Ich wollte so weiß wie Barbie sein

Wie es ist, als Schwarzes Mädchen in einer weißen Mehrheitsgesellschaft aufzuwachsen: von Schönheitsnormen und Rassismuserfahrungen im Kindesalter.

Foto: Adobe Stock

Als ich noch klein war, habe ich nie bemerkt, dass ich »anders« bin. Ich spielte und malte genauso wie alle anderen Kinder in meinem Kindergarten. Ich war Miriam und ich konnte einfach »nur« Miriam sein. Ich habe mit meinen Freunden Barbie gespielt, und wir haben Sandkuchen aus Sand und Wasser gemacht. Miriam war ein abenteuerlustiger Mensch und sie liebte es, mit ihrer Mutter zu backen und zu kochen. Miriam war sehr glücklich.

Ich war fünf Jahre alt, als ich zum ersten Mal bemerkte, dass ich anders war. Eine alte Frau griff mich und meine Mutter rassistisch an. Wir sollen »ihr« Land verlassen, weil »wir« hier nichts zu suchen hätten – und sie benutzte das N-Wort. Dieses Ereignis war traumatisierend und hat mich sehr geprägt. Ich fühlte mich zum ersten Mal anders. Seitdem habe ich immer wieder das Gefühl, als würde ich nicht hierher gehören, und war immer sehr sensibel, wenn es um meine Hautfarbe ging.

Als ich in die Grundschule kam, war ich das einzige Kind in meiner Klasse, das Schwarz war. Im Kindergarten ist mir so etwas zwar aufgefallen, aber es hat mir nichts ausgemacht. Das hier aber war die Grundschule, und plötzlich war ich nicht mehr Miriam aus dem Kindergarten. Es war hart für mich, Freunde zu finden, und ich glaube, einer der Gründe war meine Hautfarbe. Damals passierte sehr viel in meinem Kopf. Die Diskriminierungen, die ich im Laufe meines Lebens erlebt habe, haben mich sehr verändert. Meine Hautfarbe nahm sehr viel Platz in meinem Leben ein: Ich war das schwarze Mädchen Miriam und nicht einfach nur Miriam.
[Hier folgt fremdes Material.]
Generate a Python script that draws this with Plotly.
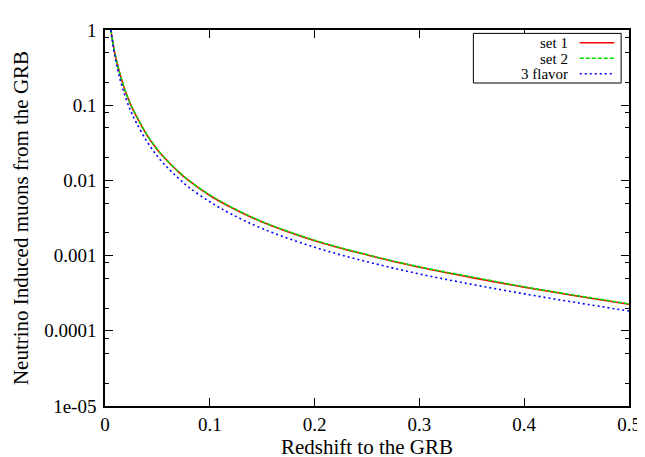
import plotly.graph_objects as go

# ---- data ----
redshift = [0.0056, 0.007, 0.009, 0.012, 0.015, 0.02, 0.025, 0.03, 0.04, 0.05,
            0.06, 0.07, 0.08, 0.1, 0.12, 0.15, 0.2, 0.25, 0.3, 0.35, 0.4, 0.45, 0.5]
set1 = [1.0, 0.75, 0.52, 0.34, 0.24, 0.145, 0.098, 0.071, 0.040, 0.0255,
        0.0178, 0.0130, 0.0099, 0.0063, 0.0044, 0.0028, 0.00158, 0.00102,
        0.00070, 0.00051, 0.00038, 0.00029, 0.000225]
set2 = [1.0, 0.75, 0.52, 0.34, 0.24, 0.146, 0.099, 0.072, 0.0405, 0.0258,
        0.0180, 0.0131, 0.0100, 0.0064, 0.00445, 0.00283, 0.00160, 0.00103,
        0.00071, 0.00052, 0.000385, 0.000295, 0.000228]
flavor3 = [1.0, 0.73, 0.485, 0.30, 0.205, 0.122, 0.081, 0.058, 0.033, 0.0209,
           0.0146, 0.0107, 0.0081, 0.0052, 0.0036, 0.00229, 0.00129, 0.00083,
           0.00057, 0.000415, 0.00031, 0.000237, 0.000183]

series_names = ["set 1", "set 2", "3 flavor"]
series_colors = ["#ff0000", "#00dd00", "#0000ff"]
series_dash = ["solid", "4px,2px", "2px,3px"]

x_ticks = [0, 0.1, 0.2, 0.3, 0.4, 0.5]
x_ticklabels = ["0", "0.1", "0.2", "0.3", "0.4", "0.5"]
y_ticks = [1e-5, 1e-4, 1e-3, 1e-2, 1e-1, 1]
y_ticklabels = ["1e-05", "0.0001", "0.001", "0.01", "0.1", "1"]
y_minor = [m * 10 ** e for e in range(-5, 0) for m in (2, 5, 8)]

FONT = "Liberation Serif, Times New Roman, serif"

fig = go.Figure()
for name, ys, col, dash in zip(series_names, [set1, set2, flavor3], series_colors, series_dash):
    fig.add_trace(go.Scatter(x=redshift, y=ys, mode="lines", name=name,
                             line=dict(color=col, width=1.6, dash=dash, shape="spline"),
                             showlegend=False))

# gnuplot-style key (text right-aligned, sample line on the right)
plot_h = 388.0
row_h = 16.0 / plot_h
key_left, key_right, key_top = 0.703, 0.985, 0.991
shapes = [dict(type="rect", xref="paper", yref="paper", x0=key_left, x1=key_right,
               y0=key_top - 3.2 * row_h, y1=key_top, line=dict(color="black", width=1),
               fillcolor="white", layer="above")]
annotations = []
for i, (name, col, dash) in enumerate(zip(series_names, series_colors, series_dash)):
    yc = key_top - (i + 0.6) * row_h
    shapes.append(dict(type="line", xref="paper", yref="paper", x0=0.906, x1=0.972,
                       y0=yc, y1=yc, line=dict(color=col, width=1.6, dash=dash), layer="above"))
    annotations.append(dict(xref="paper", yref="paper", x=0.888, y=yc, text=name,
                            showarrow=False, xanchor="right", yanchor="middle",
                            font=dict(family=FONT, size=15, color="black"),
                            height=15, valign="middle"))

axis_common = dict(showline=True, linecolor="black", linewidth=1.5, mirror="allticks",
                   ticks="inside", ticklen=8, tickwidth=1, tickcolor="black",
                   showgrid=False, zeroline=False,
                   tickfont=dict(family=FONT, size=19, color="black"))

fig.update_layout(
    width=645, height=457,
    margin=dict(l=96, r=12, t=12, b=57),
    paper_bgcolor="white", plot_bgcolor="white",
    font=dict(family=FONT, color="black"),
    shapes=shapes, annotations=annotations,
    xaxis=dict(range=[0, 0.5], tickvals=x_ticks, ticktext=x_ticklabels,
               title=dict(text="Redshift to the GRB", standoff=4,
                          font=dict(family=FONT, size=21, color="black")),
               **axis_common),
    yaxis=dict(type="log", range=[-5, 0], tickvals=y_ticks, ticktext=y_ticklabels,
               ticklabelstandoff=3,
               minor=dict(tickvals=y_minor, ticks="inside", ticklen=4, tickcolor="black"),
               title=dict(text="Neutrino Induced muons from the GRB", standoff=10,
                          font=dict(family=FONT, size=21, color="black")),
               **axis_common),
)

fig.write_html("out.html")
Ich erinnere mich noch sehr genau daran, wie ich in unser Badezimmer ging, als ich ungefähr sieben Jahre alt war, und eine Flasche Seife nahm und mich so sauber schrubben wollte, bis ich so weiß und schön war wie Barbie. Letztens erzählte ich meiner Mutter von diesem Vorfall, und sie fragte mich, warum ich so wie Barbie sein wollte und nicht wie all die anderen weißen Persönlichkeiten, die ich kannte.

Ganz einfach: Seit ich klein war, spiele ich mit Barbies und sehe mir Barbie-Filme an. Barbie ist das hübsche, weiße, blonde Mädchen mit langen Haaren und schönen blauen Augen. Sie ist alles, was wir in der westlichen Welt als schön empfinden – aber Barbie ist das komplette Gegenteil von mir. Miriam, so habe ich das damals empfunden, war das hässliche schwarze Mädchen mit kurzen schwarzen Haaren und langweiligen braunen Augen.

Ich wollte Barbie sein. Nicht weil ich meine Hautfarbe nicht mochte, sondern weil ich so behandelt werden wollte wie eine Person, die aussieht wie Barbie.

Heute bin ich vierzehn Jahre alt und komme immer noch nicht so ganz mit meiner Hautfarbe zurecht. Aber ich habe gelernt, meine Hautfarbe zu akzeptieren. Trotzdem ist Rassismus für mich immer noch anstrengend, er macht mich – ehrlich gesagt – nicht einmal mehr wütend, sondern nur noch sehr müde. Immer wieder möchte ich eine Pause von meinem Äußeren bekommen und mich lieber auf mein Inneres konzentrieren. Aber das ist schwer, wenn man von anderen Menschen vermittelt bekommt, dass man nicht dazu gehört, weil man eine andere Hautfarbe hat.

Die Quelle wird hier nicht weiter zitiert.